Class of 1971 remembers second African-American graduate, Joseph Shine

The Citadel Social Card

During Charles Foster’s sophomore year at The Citadel, Shine entered to blaze a new trail

Nearly 14 years to the date of the sudden loss of Citadel graduate Joseph Dawson Shine, two of his classmates, Tip Hargrove and Jim Lockridge, came back to The Citadel to share accounts of their time with him at the college.

In 1967, Shine became the second African-American cadet to matriculate to The Citadel (after Charles Foster in 1966) and the only African-American member of the Class of 1971 South Carolina Corps of Cadets.

Fifty years after his matriculation, his Kilo Company classmates hosted a lecture in Bond Hall to reminisce about Shine and describe the perseverance and class unity it took for him to complete knob year to join the Long Gray Line with them.

“I have always wanted to share the Joe Shine story, but frankly, no one seemed to want to listen,” said Hargrove.

Hargrove, a lawyer based in Texas, said the idea of bringing Shine’s story to the forefront came after speaking with members of The Citadel African-American Alumni Association and hearing the complaints he sees on The Citadel Alumni Association’s Board of Directors about distance between white and black cadets at the college. As a graduate, he felt compelled to take matters into his own hands and try to do some good.
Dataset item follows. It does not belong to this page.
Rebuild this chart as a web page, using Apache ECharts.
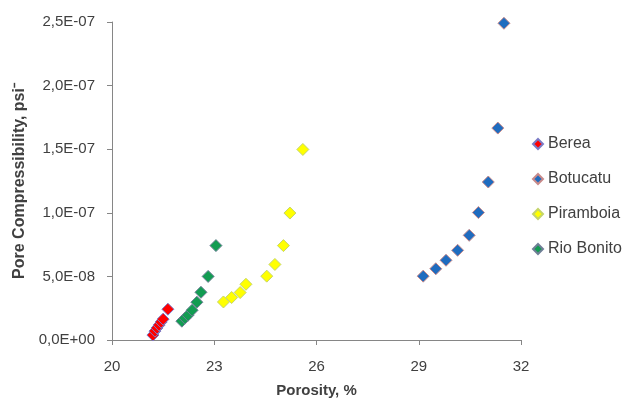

“As hard as the [college] administration tries to work on these types of problems, in my opinion, it comes across better from those of us who were in the trenches with a man like Joe,” said Hargrove.

Shine came to The Citadel after graduating from Charleston’s Immaculate Conception School in 1967. Despite tough beginnings during his knob year both due to his race, and the rigor of the Fourth-Class System in general, Shine left a lasting legacy at The Citadel. He was a distinguished student, having served on regimental staff his senior year, and a founding member of the college’s African-American Society.

“The truth is, Joe Shine’s example made the Class of 1971 a tolerant, understanding bunch, and for that we owe him a great debt,” said Hargrove.

After graduating from The Citadel, Shine attended Harvard Law School and graduated in 1974. He later earned an MBA from Southern Illinois University and worked in the office of the Secretary of the Air Force. He was an attorney for the city of Charleston between 1976 and 1987 and then served as South Carolina’s chief deputy attorney general from 1987 until 1993 when he became the first legal counsel for the state’s Budget and Control Board. At the time of his death in 2003, he was general counsel for the Savannah River Site and newly appointed to the Citadel Board of Visitors by former Gov. Mark Sanford.

At the event, Lockridge, another 1971 graduate, shared his experience of being Shine’s friend and roommate for three of their four years at The Citadel. In the late 1990s, both he and Shine were interviewed by historian Alexander Macaulay for his book, Marching in Step, about their time together at The Citadel.

Lockridge recalled the story of being at a local bar with Shine, who was told that to be served he would need to move to the back of the establishment. The injustice Shine faced that night motivated Lockridge, editor of The Brigadier at the time, to pen a letter from the editor, entitled, “Rights Denied,” which called for a Corps-wide boycott of the bar.

According to Hargrove, plans to bolster their Shine tribute are in the works. Given the opportunity to speak about Shine’s legacy again, Dr. Larry J. Ferguson (Class of 1973) has agreed to be a part of the program as a close friend of Shine and the eldest living African-American graduate of The Citadel. Ferguson was also in attendance last week to pay homage to Shine.

Hargrove and his classmates could not let go the opportunity of getting a message out as “sorely needed” as that of class unity across color lines to The Citadel community.

“It’s funny, but to Kilo Company ‘71, Joe just became a classmate, not a black classmate, that’s exactly how it should have been,” said Hargrove. “When many of us got to school we saw the color of a person’s skin and made decisions because of it. But not when we left, for then we only saw one color—the gray of the Long Gray Line.”